[What to produce]
Collect all the lines that mention the word "matplotlib".

[Information provided]
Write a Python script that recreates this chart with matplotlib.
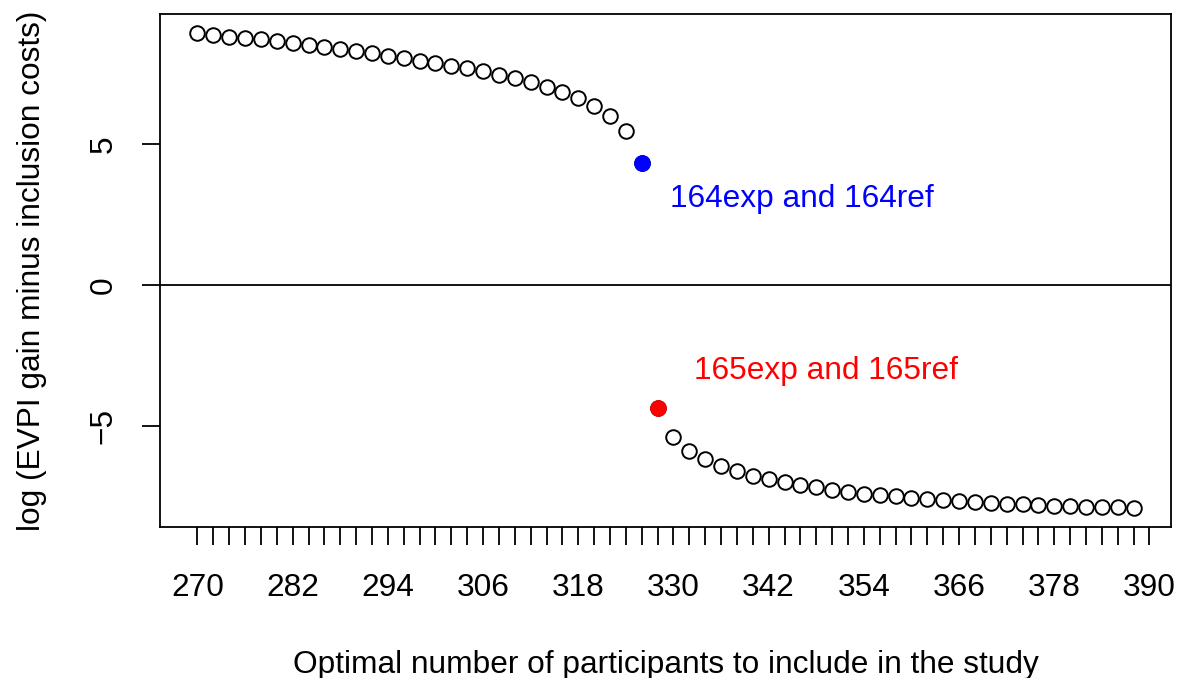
import numpy as np
import matplotlib
matplotlib.use("Agg")
import matplotlib.pyplot as plt

plt.rcParams['font.family'] = ['Liberation Sans', 'DejaVu Sans']

# participants (x) and log(EVPI gain - inclusion costs) (y)
participants = np.arange(270, 390, 2)
log_gain = [8.96, 8.90, 8.83, 8.79, 8.73, 8.67, 8.60, 8.52, 8.45, 8.39,
            8.32, 8.24, 8.14, 8.07, 7.98, 7.89, 7.80, 7.70, 7.60, 7.48,
            7.36, 7.21, 7.05, 6.86, 6.64, 6.36, 6.02, 5.48, 4.35, -4.37,
            -5.42, -5.89, -6.19, -6.45, -6.63, -6.80, -6.90, -7.02, -7.12, -7.19,
            -7.29, -7.36, -7.42, -7.48, -7.52, -7.57, -7.61, -7.64, -7.69, -7.71,
            -7.75, -7.78, -7.80, -7.82, -7.85, -7.86, -7.88, -7.89, -7.90, -7.93]
last_pos = 28   # last positive value (blue)
first_neg = 29  # first negative value (red)
x_ticks = np.arange(270, 392, 2)
x_labels = [270, 282, 294, 306, 318, 330, 342, 354, 366, 378, 390]
y_ticks = [-5, 0, 5]

x = participants
y = np.array(log_gain)
fs = 22.8

fig = plt.figure(figsize=(11.8, 6.78), dpi=100)
ax = fig.add_axes([0.1356, 0.2227, 0.8568, 0.7567])

ax.axhline(0, color='black', lw=1.3)
ax.plot(x, y, 'o', mfc='white', mec='black', ms=10.5, mew=1.4, ls='none')
ax.plot(x[last_pos], y[last_pos], 'o', color='blue', ms=11)
ax.plot(x[first_neg], y[first_neg], 'o', color='red', ms=11)

ax.text(329.6, 3.07, '164exp and 164ref', color='blue', fontsize=fs, ha='left', va='center')
ax.text(332.6, -3.07, '165exp and 165ref', color='red', fontsize=fs, ha='left', va='center')

# R-style 4% padding
xr = x.max() - x.min()
yr = y.max() - y.min()
ax.set_xlim(x.min() - 0.04 * xr, x.max() + 0.04 * xr)
ax.set_ylim(y.min() - 0.04 * yr, y.max() + 0.04 * yr)

# small ticks every 2, labels every 12
ax.xaxis.remove_overlapping_locs = False
ax.set_xticks(x_ticks, minor=True)
ax.set_xticks(x_labels)
ax.set_xticklabels([str(v) for v in x_labels])
ax.tick_params(axis='x', which='minor', length=13, width=1.3)
ax.tick_params(axis='x', which='major', length=0, width=0, pad=33, labelsize=fs)

ax.set_yticks(y_ticks)
ax.set_yticklabels([str(v) if v >= 0 else '\u2212' + str(-v) for v in y_ticks],
                   rotation=90, va='center')
ax.tick_params(axis='y', length=13, width=1.3, pad=17, labelsize=fs)

for s in ax.spines.values():
    s.set_linewidth(1.3)

ax.set_xlabel('Optimal number of participants to include in the study', fontsize=fs, labelpad=34)
ax.set_ylabel('log (EVPI gain minus inclusion costs)', fontsize=fs, labelpad=30)

fig.savefig('out.png', dpi=100)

[Answer]
Write a Python script that recreates this chart with matplotlib.
import matplotlib
matplotlib.use("Agg")
import matplotlib.pyplot as plt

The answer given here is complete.